Dear Friend of Hurricane Island,
Just about five years ago - in the summer of 2010 - I sat with Peter Willauer aboard his J42, Eight Bells, in the Fox Islands Thorofare to design a new program for Hurricane Island. The Outward Bound school had left Hurricane in 2007, and POW wanted to give the island a new life.
We came up with the "Hurricane Island Center for Science and Leadership" to give kids the chance to learn science in meaningful, hands-on ways, shoulder to shoulder with working scientists, in an extraordinary natural environment. As a public school teacher and principal, I was well-aware of the challenges of providing engaging science instruction within the strictures and confines of the school day. To give students and teachers the opportunity to focus, learn and teach in a place like Hurricane seemed an ideal mission for the island. To address the critical national need for greater science literacy and more students pursuing science fields in college and as careers gave real purpose to our plan. And incorporating sustainable technologies, both out of necessity and for teaching purposes, enhanced the relevance of the off-grid setting of Hurricane Island.

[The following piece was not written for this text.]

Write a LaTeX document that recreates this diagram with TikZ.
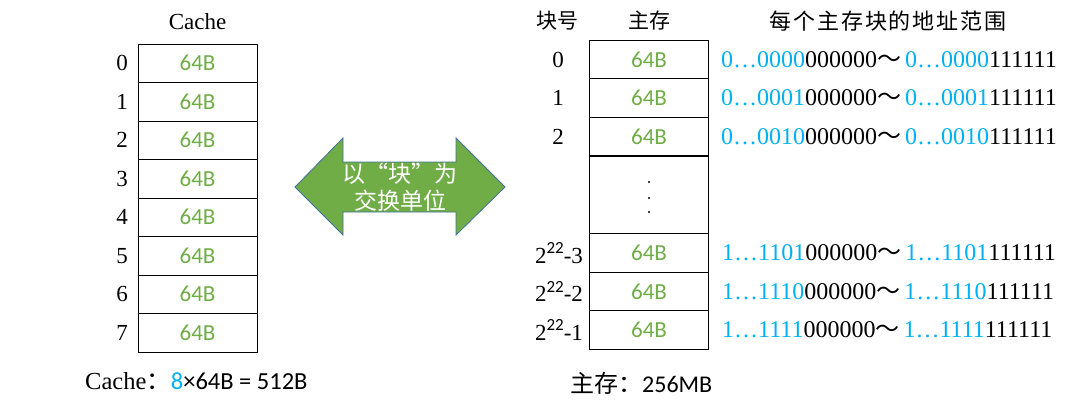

We have run student programs on the island for three years now and are gaining traction - teachers, parents and kids are responding because they have a need for what we're offering. In 2015, we expect to serve more than 700 participants in island programs, with more than 2000 student-program days. They'll include:
- Eastern Maine Skippers, a partnership of seven coastal Maine high schools
- Epiphany School (Dorchester) and Cambridge School of Weston, Massachusetts
- Proctor Academy, New Hampshire
- Waynflete School, Gould Academy, Ashwood Waldorf School, Casco Bay High School for Expeditionary Learning, all in Maine
- Northeast High School in Philadelphia Bowdoin, Colby, and the Universities of Maine and Vermont
- ...and an array of our local private and public schools in midcoast Maine
All will be on Hurricane this summer to do engaging, meaningful, hands-on, in-the-field science and to become literate and proficient environmental leaders.
The most important evidence of our success comes from students themselves:
"Being on Hurricane Island and having the opportunity to enjoy nature was the most peaceful time I have ever known in my life... [It] was the first island I had ever been on and the most beautiful place I have ever been. It is almost mysterious; magic happens when you go through the program...From the moment I got on the boat to leave the island, with peace inside me, I knew I needed to come back. At Hurricane, we learned so much about ourselves and about other people. It was like stepping into a tidal pool, a different realm, where you discover so many small things with so much life in a quiet little space."
"The surprising thing is that once I got [to Hurricane], instead of feeling deprived I felt as though I had escaped...Being on Hurricane and free of distractions, I felt more alive; it opened me up to my surroundings...Hurricane Island itself is such a beautiful place, and although it's just an island, it has the ability to change the lives of those who are open to it. Once you look past the stunning beauty of the physical landscape, it has so much more to offer than just a nice view."
"The experience stays with me because I jumped into something completely unfamiliar. I learned on the fly, and managed to exercise then and there what I had learned. It gave me an awesome feeling to know that I was capable of finding my way without relying on modern technology. I felt so empowered and independent; I felt total elation."
This is what we're doing at the Hurricane Island Center for Science and Leadership. We are being the change we want to see in the world. As a primary objective, we are helping middle and high school teachers motivate, prepare, and excite a new generation of science learners and leaders by providing them with an unequalled place to learn and the opportunity to do real, hands-on scientific investigation and observation, with high quality programs, great leadership training, and direct support from career scientists.
That plan we came up with on Eight Bells five years ago is being realized in a remarkably short time. We greatly appreciate the support we've been given since then, and continue to need your interest and contributions. We intend to be the best experiential education and leadership program anywhere, on the most extraordinary island anywhere. I hope you will come out to Hurricane this summer to see for yourself what is being accomplished there.